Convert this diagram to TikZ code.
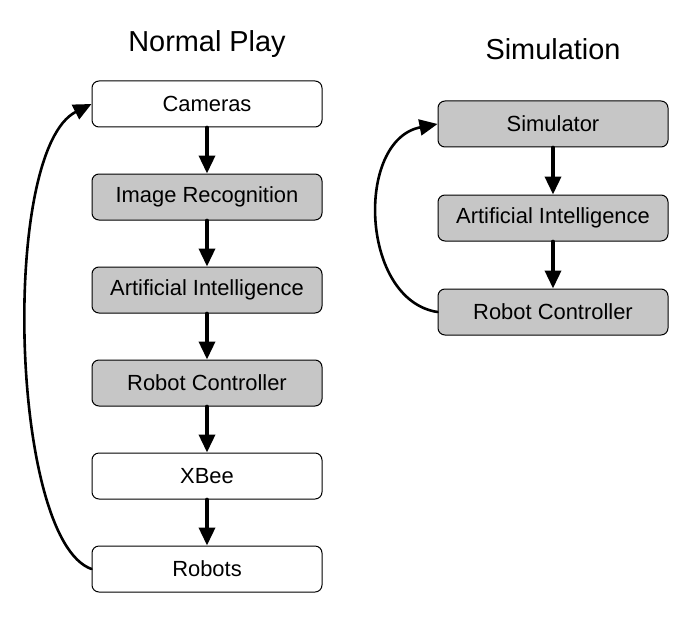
\documentclass[tikz,border=0pt]{standalone}
\usepackage{fontspec}
\setmainfont{Liberation Sans}
\usetikzlibrary{positioning,arrows.meta}

\begin{document}
\begin{tikzpicture}[x=1bp, y=-1bp, line cap=round, line join=round,
    stage/.style={draw, rounded corners=7bp, minimum width=230bp, minimum height=46bp,
                  font=\fontsize{22}{26}\selectfont, line width=1bp},
    soft/.style={stage, fill=gray!45},
    hard/.style={stage, fill=white},
    flow/.style={-{Triangle[length=18bp, width=16bp]}, line width=3.6bp},
    back/.style={-{Triangle[length=18bp, width=16bp]}, line width=2.6bp},
    title/.style={font=\fontsize{29}{33}\selectfont}]
    \useasboundingbox (0,0) rectangle (694,617);

    % normal play
    \node[title] (np) at (207,44) {Normal Play};
    \node[hard] (cam) at (207,104) {Cameras};
    \node[soft, below=46bp of cam]  (img) {Image Recognition};
    \node[soft, below=46bp of img]  (ai)  {Artificial Intelligence};
    \node[soft, below=46bp of ai]   (rc)  {Robot Controller};
    \node[hard, below=46bp of rc]   (xb)  {XBee};
    \node[hard, below=46bp of xb]   (rob) {Robots};

    \draw[flow] (cam) -- (img);
    \draw[flow] (img) -- (ai);
    \draw[flow] (ai) -- (rc);
    \draw[flow] (rc) -- (xb);
    \draw[flow] (xb) -- (rob);
    \draw[back] (rob.west) .. controls (10,540) and (0,150) .. (cam.west);

    % simulation
    \node[title] (sim) at (553,49) {Simulation};
    \node[soft] (sr) at (553,124) {Simulator};
    \node[soft, below=47bp of sr] (sai) {Artificial Intelligence};
    \node[soft, below=47bp of sai] (src) {Robot Controller};

    \draw[flow] (sr) -- (sai);
    \draw[flow] (sai) -- (src);
    \draw[back] (src.west) .. controls (360,300) and (355,140) .. (sr.west);
\end{tikzpicture}
\end{document}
──────────────────────────────
## Instructions for the task
Your task is an exact transcription of all the data, minus the pictures.

## Task output
Convert this diagram to TikZ code.
\documentclass[tikz,border=0pt]{standalone}
\usepackage{fontspec}
\setmainfont{Liberation Sans}
\usetikzlibrary{positioning,arrows.meta}

\begin{document}
\begin{tikzpicture}[x=1bp, y=-1bp, line cap=round, line join=round,
    stage/.style={draw, rounded corners=7bp, minimum width=230bp, minimum height=46bp,
                  font=\fontsize{22}{26}\selectfont, line width=1bp},
    soft/.style={stage, fill=gray!45},
    hard/.style={stage, fill=white},
    flow/.style={-{Triangle[length=18bp, width=16bp]}, line width=3.6bp},
    back/.style={-{Triangle[length=18bp, width=16bp]}, line width=2.6bp},
    title/.style={font=\fontsize{29}{33}\selectfont}]
    \useasboundingbox (0,0) rectangle (694,617);

    % normal play
    \node[title] (np) at (207,44) {Normal Play};
    \node[hard] (cam) at (207,104) {Cameras};
    \node[soft, below=46bp of cam]  (img) {Image Recognition};
    \node[soft, below=46bp of img]  (ai)  {Artificial Intelligence};
    \node[soft, below=46bp of ai]   (rc)  {Robot Controller};
    \node[hard, below=46bp of rc]   (xb)  {XBee};
    \node[hard, below=46bp of xb]   (rob) {Robots};

    \draw[flow] (cam) -- (img);
    \draw[flow] (img) -- (ai);
    \draw[flow] (ai) -- (rc);
    \draw[flow] (rc) -- (xb);
    \draw[flow] (xb) -- (rob);
    \draw[back] (rob.west) .. controls (10,540) and (0,150) .. (cam.west);

    % simulation
    \node[title] (sim) at (553,49) {Simulation};
    \node[soft] (sr) at (553,124) {Simulator};
    \node[soft, below=47bp of sr] (sai) {Artificial Intelligence};
    \node[soft, below=47bp of sai] (src) {Robot Controller};

    \draw[flow] (sr) -- (sai);
    \draw[flow] (sai) -- (src);
    \draw[back] (src.west) .. controls (360,300) and (355,140) .. (sr.west);
\end{tikzpicture}
\end{document}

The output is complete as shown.